■ **WHAT TO DO**
Count the lines below that include the word "React" and write that number alone.

■ **DATASET EXCERPTS**
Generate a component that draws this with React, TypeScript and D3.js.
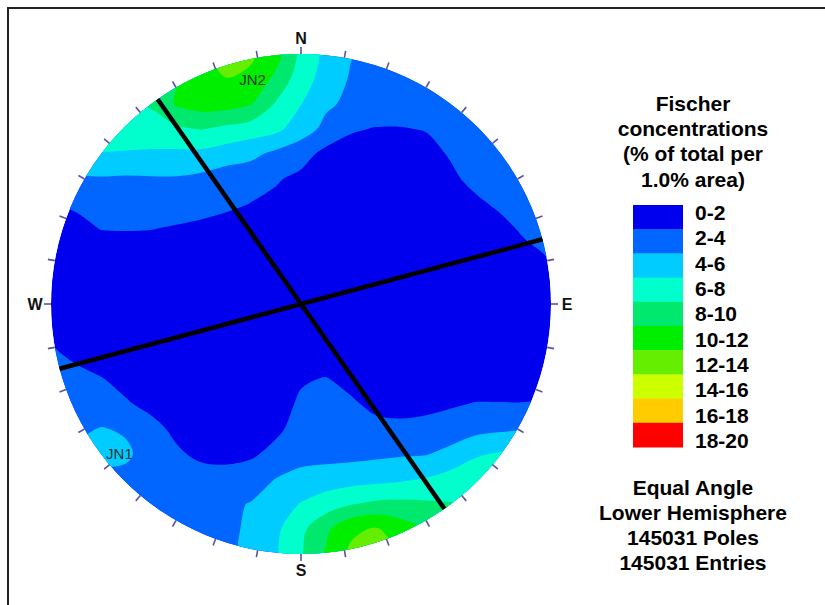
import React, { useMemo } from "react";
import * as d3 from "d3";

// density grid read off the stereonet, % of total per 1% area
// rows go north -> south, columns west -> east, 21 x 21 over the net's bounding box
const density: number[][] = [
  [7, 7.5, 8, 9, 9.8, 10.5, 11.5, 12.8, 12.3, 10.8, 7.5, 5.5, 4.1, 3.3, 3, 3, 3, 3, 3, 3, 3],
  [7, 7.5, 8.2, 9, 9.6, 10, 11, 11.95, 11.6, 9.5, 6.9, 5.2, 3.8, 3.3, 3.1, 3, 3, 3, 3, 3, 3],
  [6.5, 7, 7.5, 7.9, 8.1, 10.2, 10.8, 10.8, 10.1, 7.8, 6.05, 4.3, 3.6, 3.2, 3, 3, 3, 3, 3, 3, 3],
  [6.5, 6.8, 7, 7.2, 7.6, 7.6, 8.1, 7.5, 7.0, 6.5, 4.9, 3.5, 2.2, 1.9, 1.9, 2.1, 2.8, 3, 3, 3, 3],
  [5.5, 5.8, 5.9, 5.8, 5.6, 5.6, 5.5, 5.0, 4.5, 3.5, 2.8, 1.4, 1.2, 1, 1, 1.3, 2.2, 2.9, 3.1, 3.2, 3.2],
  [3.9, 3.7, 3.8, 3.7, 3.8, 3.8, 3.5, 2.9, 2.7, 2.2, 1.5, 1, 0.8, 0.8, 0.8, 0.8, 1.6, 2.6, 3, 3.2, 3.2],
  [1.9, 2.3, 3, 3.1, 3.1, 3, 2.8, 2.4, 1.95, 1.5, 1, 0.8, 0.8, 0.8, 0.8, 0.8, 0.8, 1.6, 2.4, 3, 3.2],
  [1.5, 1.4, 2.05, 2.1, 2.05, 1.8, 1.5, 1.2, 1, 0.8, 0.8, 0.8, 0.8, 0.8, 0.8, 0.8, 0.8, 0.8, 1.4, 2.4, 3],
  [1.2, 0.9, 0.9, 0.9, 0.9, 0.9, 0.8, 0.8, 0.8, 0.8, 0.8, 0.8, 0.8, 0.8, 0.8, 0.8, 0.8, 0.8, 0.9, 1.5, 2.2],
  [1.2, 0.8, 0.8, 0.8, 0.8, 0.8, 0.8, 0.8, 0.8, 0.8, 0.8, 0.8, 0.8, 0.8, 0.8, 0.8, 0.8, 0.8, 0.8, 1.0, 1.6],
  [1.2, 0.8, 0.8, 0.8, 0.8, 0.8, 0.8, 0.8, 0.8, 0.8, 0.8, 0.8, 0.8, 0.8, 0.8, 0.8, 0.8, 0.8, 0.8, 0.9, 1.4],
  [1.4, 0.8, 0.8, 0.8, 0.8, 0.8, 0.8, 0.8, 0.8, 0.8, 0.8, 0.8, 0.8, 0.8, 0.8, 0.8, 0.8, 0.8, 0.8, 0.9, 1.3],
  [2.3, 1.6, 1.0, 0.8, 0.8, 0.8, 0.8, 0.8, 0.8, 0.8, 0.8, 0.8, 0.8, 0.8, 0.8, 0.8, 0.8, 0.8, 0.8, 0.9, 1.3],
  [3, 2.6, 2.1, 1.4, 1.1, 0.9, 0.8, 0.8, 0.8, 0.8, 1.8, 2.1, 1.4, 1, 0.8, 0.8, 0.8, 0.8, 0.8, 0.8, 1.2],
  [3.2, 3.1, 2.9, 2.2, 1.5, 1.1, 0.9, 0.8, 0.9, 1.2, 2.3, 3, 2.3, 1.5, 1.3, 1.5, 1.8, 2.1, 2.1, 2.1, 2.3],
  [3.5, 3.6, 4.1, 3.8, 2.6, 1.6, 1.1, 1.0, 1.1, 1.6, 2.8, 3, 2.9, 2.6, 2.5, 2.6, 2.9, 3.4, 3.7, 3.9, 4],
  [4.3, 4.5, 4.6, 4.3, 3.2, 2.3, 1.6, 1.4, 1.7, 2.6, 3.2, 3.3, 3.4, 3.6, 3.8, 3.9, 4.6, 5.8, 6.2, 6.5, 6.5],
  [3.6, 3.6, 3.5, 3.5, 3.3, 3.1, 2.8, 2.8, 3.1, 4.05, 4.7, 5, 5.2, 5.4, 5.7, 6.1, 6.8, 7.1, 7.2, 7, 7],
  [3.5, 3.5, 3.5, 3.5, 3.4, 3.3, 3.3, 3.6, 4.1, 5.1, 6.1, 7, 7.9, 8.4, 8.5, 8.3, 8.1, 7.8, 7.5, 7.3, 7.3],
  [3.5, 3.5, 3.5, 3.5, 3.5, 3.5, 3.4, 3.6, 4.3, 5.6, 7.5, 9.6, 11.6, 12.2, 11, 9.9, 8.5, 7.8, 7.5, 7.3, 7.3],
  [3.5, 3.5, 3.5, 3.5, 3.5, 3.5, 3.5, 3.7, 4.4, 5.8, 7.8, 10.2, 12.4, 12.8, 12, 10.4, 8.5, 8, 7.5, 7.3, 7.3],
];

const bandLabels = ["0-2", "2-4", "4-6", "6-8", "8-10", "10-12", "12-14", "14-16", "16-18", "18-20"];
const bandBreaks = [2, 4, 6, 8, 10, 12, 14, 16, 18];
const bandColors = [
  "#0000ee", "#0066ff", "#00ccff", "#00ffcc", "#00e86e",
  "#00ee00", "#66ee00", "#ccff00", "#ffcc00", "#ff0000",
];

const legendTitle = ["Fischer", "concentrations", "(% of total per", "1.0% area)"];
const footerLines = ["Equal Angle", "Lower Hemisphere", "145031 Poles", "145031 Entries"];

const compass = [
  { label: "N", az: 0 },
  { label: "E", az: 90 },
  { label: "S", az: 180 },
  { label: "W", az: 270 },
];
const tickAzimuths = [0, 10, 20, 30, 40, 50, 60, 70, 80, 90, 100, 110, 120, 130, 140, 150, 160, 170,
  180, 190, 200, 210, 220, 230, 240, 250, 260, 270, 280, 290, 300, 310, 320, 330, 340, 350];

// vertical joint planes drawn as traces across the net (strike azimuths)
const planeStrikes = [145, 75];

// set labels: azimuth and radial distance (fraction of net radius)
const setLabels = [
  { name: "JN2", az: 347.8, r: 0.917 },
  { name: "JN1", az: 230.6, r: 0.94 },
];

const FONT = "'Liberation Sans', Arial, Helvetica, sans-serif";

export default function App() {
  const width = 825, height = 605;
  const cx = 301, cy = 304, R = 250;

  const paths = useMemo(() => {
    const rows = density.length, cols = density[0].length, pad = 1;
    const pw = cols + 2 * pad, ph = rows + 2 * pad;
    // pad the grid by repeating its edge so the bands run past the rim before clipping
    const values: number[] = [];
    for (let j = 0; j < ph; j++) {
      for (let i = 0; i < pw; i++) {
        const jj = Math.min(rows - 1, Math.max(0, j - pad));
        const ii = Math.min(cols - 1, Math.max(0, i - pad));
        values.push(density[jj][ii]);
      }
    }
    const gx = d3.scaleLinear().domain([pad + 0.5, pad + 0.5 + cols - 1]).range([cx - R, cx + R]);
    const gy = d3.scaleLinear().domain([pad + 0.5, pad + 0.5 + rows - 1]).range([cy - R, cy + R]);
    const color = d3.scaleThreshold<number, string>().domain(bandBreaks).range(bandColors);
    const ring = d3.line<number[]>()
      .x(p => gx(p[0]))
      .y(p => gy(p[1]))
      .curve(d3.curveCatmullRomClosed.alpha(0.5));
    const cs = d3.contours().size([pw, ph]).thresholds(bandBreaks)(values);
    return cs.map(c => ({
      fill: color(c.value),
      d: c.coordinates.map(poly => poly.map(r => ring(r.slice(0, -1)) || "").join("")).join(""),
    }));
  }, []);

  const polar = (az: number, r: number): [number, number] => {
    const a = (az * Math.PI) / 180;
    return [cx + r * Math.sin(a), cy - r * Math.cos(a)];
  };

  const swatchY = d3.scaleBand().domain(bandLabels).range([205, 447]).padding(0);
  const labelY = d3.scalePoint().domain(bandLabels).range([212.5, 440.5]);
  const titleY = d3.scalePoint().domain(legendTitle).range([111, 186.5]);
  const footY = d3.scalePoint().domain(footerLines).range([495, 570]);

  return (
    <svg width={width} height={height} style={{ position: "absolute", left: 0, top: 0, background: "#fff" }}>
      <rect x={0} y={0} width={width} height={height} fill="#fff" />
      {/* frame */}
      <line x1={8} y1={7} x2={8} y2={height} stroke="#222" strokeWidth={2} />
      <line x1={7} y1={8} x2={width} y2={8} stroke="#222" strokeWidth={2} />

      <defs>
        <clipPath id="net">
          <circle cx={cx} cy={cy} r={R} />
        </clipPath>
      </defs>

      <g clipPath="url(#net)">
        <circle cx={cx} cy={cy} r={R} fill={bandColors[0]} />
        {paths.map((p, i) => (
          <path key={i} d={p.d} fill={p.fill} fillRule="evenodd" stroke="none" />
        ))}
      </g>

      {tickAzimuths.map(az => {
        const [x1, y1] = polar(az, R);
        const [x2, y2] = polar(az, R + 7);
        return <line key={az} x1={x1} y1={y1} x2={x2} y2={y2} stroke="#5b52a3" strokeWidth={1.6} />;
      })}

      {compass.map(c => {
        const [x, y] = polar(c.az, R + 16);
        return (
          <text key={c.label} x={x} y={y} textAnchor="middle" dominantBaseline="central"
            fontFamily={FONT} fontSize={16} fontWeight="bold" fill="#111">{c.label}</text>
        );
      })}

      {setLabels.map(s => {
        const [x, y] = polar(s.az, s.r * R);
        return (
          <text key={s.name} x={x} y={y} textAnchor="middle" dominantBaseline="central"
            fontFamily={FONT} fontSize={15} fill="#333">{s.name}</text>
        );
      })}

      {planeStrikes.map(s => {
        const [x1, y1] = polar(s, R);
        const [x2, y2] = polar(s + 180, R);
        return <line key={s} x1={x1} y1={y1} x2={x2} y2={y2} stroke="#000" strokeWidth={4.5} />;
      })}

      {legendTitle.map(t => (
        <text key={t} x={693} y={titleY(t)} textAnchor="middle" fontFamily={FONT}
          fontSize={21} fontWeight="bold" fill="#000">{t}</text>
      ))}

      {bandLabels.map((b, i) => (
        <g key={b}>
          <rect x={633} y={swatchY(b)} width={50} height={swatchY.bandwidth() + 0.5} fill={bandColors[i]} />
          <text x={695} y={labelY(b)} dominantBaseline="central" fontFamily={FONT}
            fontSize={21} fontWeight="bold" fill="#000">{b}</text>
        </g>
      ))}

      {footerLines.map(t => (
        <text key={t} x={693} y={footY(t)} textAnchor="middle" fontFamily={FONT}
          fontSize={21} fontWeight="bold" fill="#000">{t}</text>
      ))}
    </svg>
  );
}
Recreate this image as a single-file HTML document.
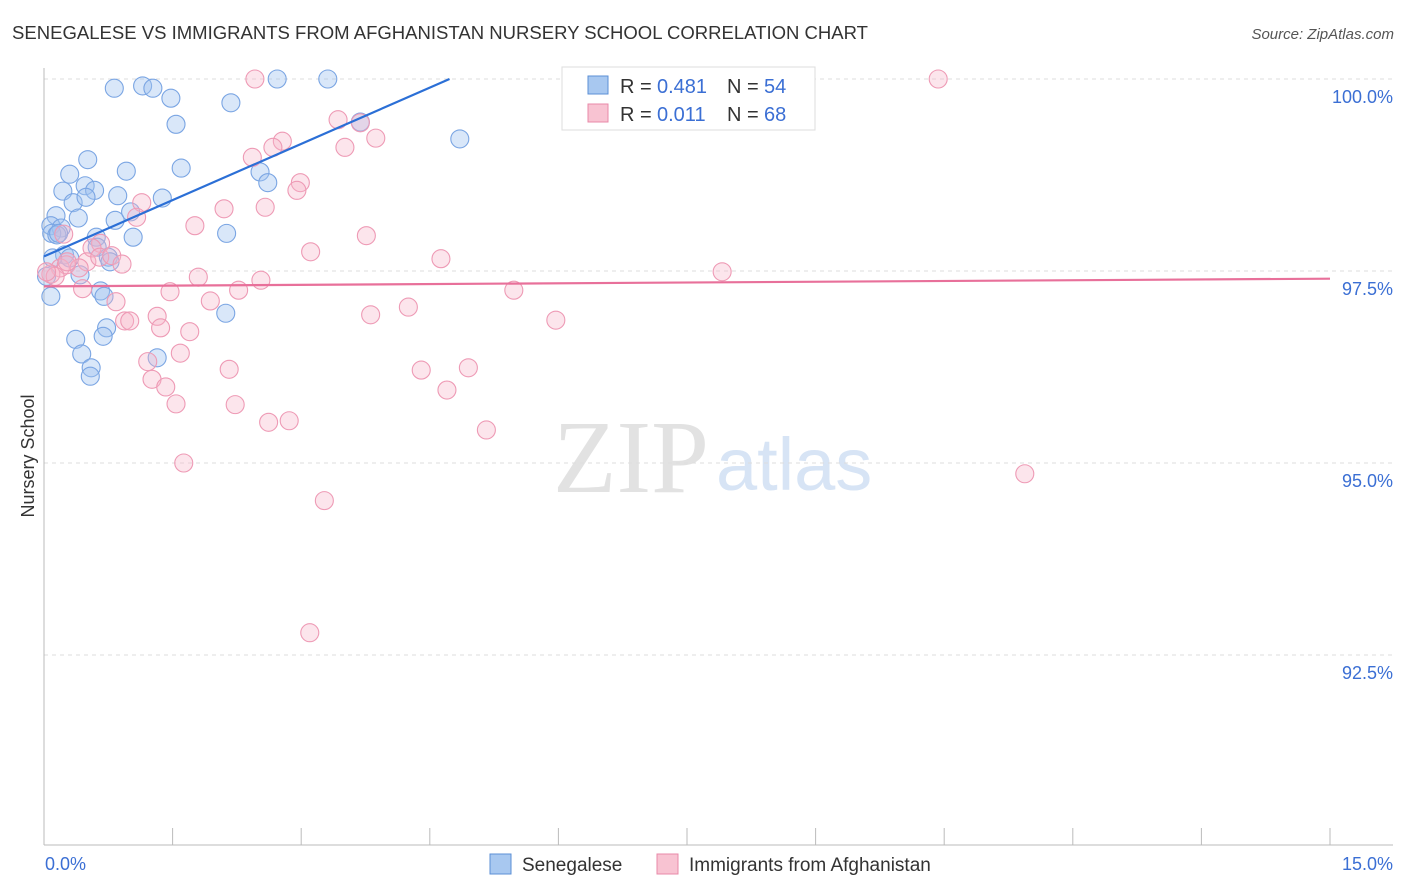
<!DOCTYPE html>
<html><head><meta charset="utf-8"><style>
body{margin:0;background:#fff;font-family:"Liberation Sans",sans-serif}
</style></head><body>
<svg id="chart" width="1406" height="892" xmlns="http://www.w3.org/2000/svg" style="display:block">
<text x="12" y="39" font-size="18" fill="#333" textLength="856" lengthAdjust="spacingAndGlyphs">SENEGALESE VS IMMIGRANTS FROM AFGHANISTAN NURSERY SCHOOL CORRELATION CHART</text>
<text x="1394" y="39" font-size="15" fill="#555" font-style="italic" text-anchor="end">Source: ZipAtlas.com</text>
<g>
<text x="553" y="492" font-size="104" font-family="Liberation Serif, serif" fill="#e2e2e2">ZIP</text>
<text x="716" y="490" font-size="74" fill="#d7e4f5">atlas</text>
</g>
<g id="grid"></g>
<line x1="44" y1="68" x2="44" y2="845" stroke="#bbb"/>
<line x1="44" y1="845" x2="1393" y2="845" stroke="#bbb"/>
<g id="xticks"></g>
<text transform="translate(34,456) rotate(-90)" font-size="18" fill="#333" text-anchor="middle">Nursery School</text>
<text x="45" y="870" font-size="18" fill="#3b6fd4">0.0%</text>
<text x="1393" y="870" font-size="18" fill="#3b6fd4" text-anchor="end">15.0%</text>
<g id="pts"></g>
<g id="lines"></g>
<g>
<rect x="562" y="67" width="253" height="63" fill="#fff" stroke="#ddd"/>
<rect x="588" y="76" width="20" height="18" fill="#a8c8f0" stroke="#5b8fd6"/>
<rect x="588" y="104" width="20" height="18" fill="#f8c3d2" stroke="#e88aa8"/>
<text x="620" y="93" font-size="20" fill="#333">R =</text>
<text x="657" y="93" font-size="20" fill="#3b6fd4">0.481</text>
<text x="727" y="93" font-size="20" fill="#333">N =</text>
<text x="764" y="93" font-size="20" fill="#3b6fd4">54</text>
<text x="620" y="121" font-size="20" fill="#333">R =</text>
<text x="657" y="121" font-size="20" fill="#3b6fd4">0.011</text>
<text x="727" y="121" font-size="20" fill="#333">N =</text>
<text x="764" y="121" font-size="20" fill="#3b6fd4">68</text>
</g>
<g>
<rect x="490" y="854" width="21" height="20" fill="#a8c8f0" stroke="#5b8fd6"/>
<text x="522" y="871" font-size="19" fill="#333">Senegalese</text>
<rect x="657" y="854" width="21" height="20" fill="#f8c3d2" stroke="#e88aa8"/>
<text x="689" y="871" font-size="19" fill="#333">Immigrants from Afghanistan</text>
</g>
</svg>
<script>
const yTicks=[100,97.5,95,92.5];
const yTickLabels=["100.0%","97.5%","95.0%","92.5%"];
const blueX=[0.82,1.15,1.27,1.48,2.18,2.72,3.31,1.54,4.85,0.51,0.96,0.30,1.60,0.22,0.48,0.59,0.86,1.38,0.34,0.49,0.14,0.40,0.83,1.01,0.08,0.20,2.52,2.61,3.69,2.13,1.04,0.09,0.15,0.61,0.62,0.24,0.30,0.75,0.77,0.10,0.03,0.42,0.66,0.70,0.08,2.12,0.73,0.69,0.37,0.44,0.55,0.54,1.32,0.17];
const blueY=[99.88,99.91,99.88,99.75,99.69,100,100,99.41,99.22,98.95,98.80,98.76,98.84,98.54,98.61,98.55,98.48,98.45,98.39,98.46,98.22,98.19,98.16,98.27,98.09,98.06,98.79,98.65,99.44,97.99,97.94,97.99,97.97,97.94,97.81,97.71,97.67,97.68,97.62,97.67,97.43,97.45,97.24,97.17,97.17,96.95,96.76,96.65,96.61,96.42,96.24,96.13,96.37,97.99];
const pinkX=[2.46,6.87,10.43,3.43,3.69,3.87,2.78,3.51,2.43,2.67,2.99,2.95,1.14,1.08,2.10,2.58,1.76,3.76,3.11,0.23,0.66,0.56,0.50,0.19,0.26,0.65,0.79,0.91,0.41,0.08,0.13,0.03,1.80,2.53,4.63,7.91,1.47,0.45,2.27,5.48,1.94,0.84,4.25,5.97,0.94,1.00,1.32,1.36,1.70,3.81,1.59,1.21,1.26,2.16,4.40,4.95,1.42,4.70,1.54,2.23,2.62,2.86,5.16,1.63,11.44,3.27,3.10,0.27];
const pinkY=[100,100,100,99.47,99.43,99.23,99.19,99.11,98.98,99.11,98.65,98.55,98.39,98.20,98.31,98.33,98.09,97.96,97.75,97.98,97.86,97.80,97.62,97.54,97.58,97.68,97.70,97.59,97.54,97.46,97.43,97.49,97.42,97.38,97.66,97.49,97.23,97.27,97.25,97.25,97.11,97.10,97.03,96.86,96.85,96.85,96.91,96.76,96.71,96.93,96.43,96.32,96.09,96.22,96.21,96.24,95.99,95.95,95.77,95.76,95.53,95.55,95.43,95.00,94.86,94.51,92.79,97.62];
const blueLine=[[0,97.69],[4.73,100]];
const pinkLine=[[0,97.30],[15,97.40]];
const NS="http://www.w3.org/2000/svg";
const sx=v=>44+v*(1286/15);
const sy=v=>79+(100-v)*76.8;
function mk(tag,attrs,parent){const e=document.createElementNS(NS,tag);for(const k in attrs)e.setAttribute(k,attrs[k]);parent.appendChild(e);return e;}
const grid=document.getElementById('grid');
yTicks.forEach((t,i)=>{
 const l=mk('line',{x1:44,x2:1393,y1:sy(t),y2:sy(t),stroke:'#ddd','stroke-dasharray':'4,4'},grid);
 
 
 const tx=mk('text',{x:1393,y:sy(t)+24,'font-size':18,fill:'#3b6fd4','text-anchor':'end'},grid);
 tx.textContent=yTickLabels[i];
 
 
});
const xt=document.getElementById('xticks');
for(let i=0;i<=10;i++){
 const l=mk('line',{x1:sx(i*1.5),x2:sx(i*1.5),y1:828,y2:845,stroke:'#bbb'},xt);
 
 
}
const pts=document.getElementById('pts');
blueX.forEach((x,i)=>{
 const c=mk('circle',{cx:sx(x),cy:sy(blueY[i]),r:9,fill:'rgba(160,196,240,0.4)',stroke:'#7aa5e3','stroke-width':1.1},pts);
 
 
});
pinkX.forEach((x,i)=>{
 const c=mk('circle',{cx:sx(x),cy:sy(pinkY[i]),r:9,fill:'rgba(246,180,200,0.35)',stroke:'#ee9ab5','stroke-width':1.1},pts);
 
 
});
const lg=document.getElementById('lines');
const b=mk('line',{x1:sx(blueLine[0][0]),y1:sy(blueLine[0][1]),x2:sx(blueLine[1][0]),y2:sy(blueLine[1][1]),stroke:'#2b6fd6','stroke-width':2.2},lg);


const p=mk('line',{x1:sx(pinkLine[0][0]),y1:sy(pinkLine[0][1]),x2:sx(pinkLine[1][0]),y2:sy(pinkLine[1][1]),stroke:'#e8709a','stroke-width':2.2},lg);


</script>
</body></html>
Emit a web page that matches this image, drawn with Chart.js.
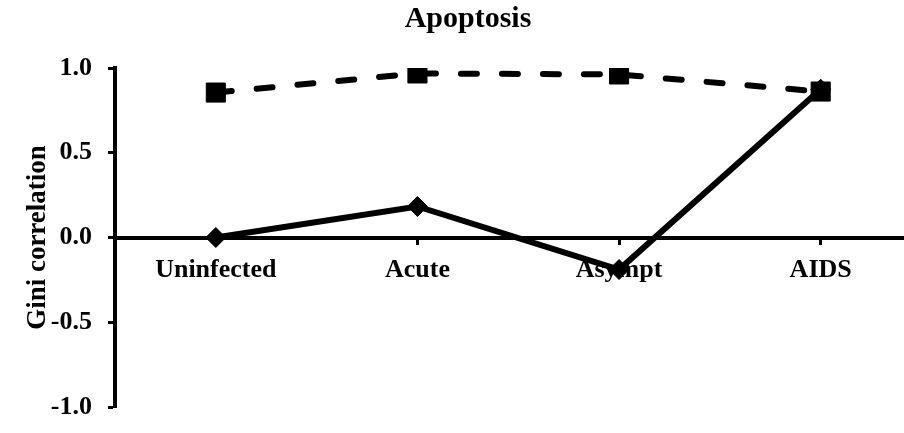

■ **RESULT**
2